LLVM already has this optimization in place.
Stakeholders/Partners
RISE:
Ventana: Jivan Hakobyan (under contract via RAU) – lead developer
Ventana: Jeff Law – general oversight
Rivos: ADLR – provided initial hint & data showing the extent of this problem
External:
Dependencies
Status
Updates
- Jivan's patch has been upstreamed.
- Patch posted upstream. Seems to have general consensus to go forward pending final review when gcc-15 is open for devleopment
- Added note about actual performance improvement seen (17%).

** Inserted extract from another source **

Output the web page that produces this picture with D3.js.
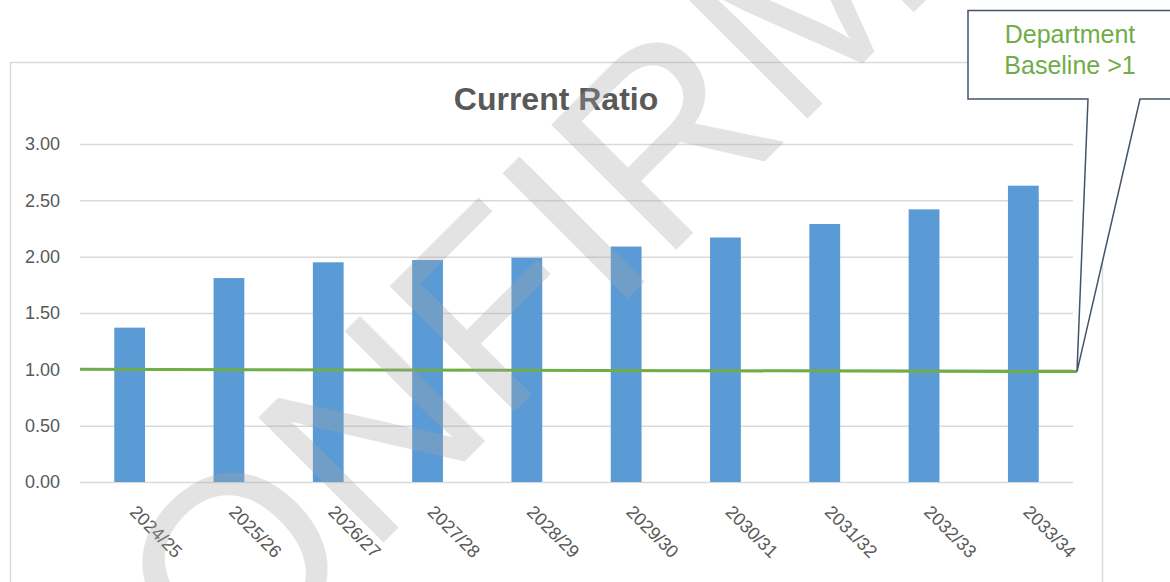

- Jivan has been asked to post his patch to gcc-patches list for review
- An implementation borrowing heavily from LLVM is under evaluation. This implementation implements more efficient versions of ceil, round, nearbyint, rint, etc
- In addition to using existing conversions to implement those functions, the implementation also includes sign extension removal for cases where the ultimate result is a GPR
- Expecting this to save 300-400 billion instructions for imagick benchmark. Enough that we expect to see a measurable (perhaps double digit) improvement in the benchmark's overall performanc
- Project reported as a priority for 1H2024